- Exercise
Pull every line that holds the word "this" from the entries.

────────────────

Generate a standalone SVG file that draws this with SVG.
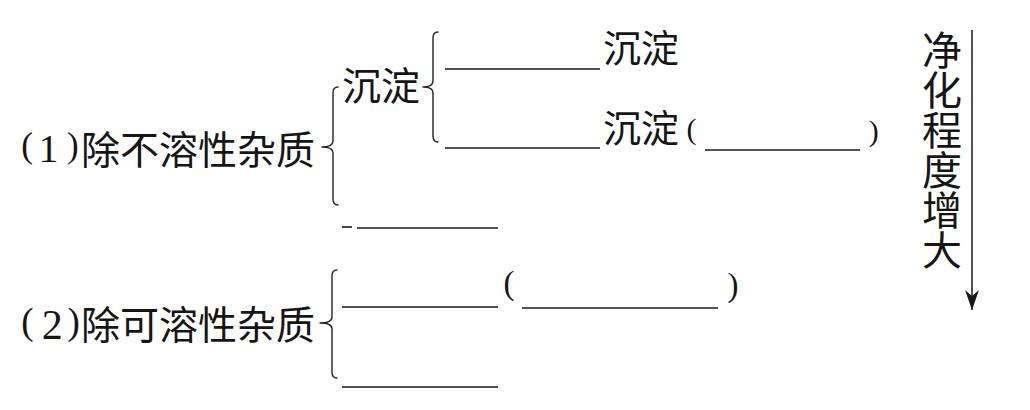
<svg xmlns="http://www.w3.org/2000/svg" width="1030" height="410" viewBox="0 0 1030 410">
<defs>
<style>
.cjk{font-family:"Noto Sans CJK SC","Noto Sans",sans-serif;fill:#151515;}
.lat{font-family:"Liberation Serif",serif;fill:#151515;}
.blank{stroke:#1a1a1a;stroke-width:1.6;fill:none;}
.brace{stroke:#222;stroke-width:1.4;fill:none;stroke-linejoin:round;stroke-linecap:round;}
.arrow{stroke:#1a1a1a;stroke-width:1.5;fill:none;}
.vert{writing-mode:vertical-rl;text-orientation:upright;}
</style>
<marker id="ah" viewBox="0 0 20 14" refX="20" refY="7" markerWidth="20" markerHeight="14" markerUnits="userSpaceOnUse" orient="auto">
<path d="M20,7 L0,0 L6,7 L0,14 Z" fill="#1a1a1a"/>
</marker>
</defs>
<rect width="1030" height="410" fill="#ffffff"/>

<g id="node-insoluble">
<text class="lat" x="21.3" y="157" font-size="35">(</text>
<text class="lat" x="38.6" y="162" font-size="40">1</text>
<text class="lat" x="67" y="157" font-size="35">)</text>
<text class="cjk" x="81" y="164" font-size="39">除不溶性杂质</text>
</g>

<g id="node-sediment">
<text class="cjk" x="342" y="100" font-size="39">沉淀</text>
</g>

<g id="node-sediment-a">
<line class="blank" x1="445" y1="69" x2="600" y2="69"/>
<text class="cjk" x="603" y="62" font-size="38">沉淀</text>
</g>

<g id="node-sediment-b">
<line class="blank" x1="445" y1="148" x2="600" y2="148"/>
<text class="cjk" x="603" y="142" font-size="38">沉淀</text>
<text class="lat" x="686.6" y="139" font-size="30">(</text>
<line class="blank" x1="705" y1="150" x2="860" y2="150"/>
<text class="lat" x="868.7" y="141" font-size="30">)</text>
</g>

<g id="node-step2">
<line class="blank" x1="342" y1="227" x2="352" y2="227"/>
<line class="blank" x1="357" y1="228" x2="498" y2="228"/>
</g>

<g id="node-soluble">
<text class="lat" x="21.2" y="333.5" font-size="37">(</text>
<text class="lat" x="41.7" y="339" font-size="42">2</text>
<text class="lat" x="67.5" y="333.5" font-size="37">)</text>
<text class="cjk" x="81" y="339" font-size="39">除可溶性杂质</text>
</g>

<g id="node-soluble-a">
<line class="blank" x1="342" y1="307" x2="498" y2="307"/>
<text class="lat" x="503.4" y="294" font-size="33">(</text>
<line class="blank" x1="522" y1="308" x2="718" y2="308"/>
<text class="lat" x="727.6" y="296" font-size="33">)</text>
</g>

<g id="node-soluble-b">
<line class="blank" x1="342" y1="387" x2="498" y2="387"/>
</g>

<g id="node-purity">
<text class="cjk vert" x="942" y="30" font-size="40">净化程度增大</text>
</g>

<g id="connectors">
<path class="brace" d="M338,87 Q333,87 333,93 L333,141 Q333,147 322,147 Q333,147 333,153 L333,199 Q333,205 338,205"/>
<path class="brace" d="M438,32 Q433,32 433,38 L433,81 Q433,87 423,87 Q433,87 433,93 L433,136 Q433,142 438,142"/>
<path class="brace" d="M337,270 Q332,270 332,276 L332,317 Q332,323 320,323 Q332,323 332,329 L332,372 Q332,378 337,378"/>
<line class="arrow" x1="972" y1="30" x2="972" y2="310" marker-end="url(#ah)"/>
</g>
</svg>
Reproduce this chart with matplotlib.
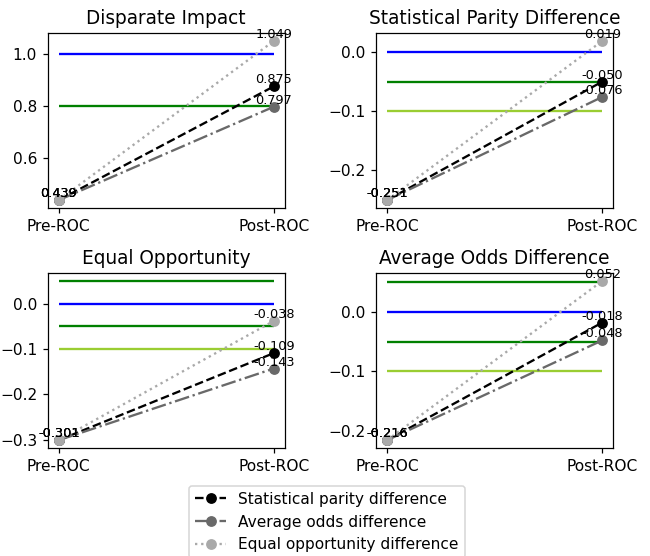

────────────────

- Exercise solution
Generate a standalone SVG file that draws this with SVG.
Reproduce this chart with matplotlib.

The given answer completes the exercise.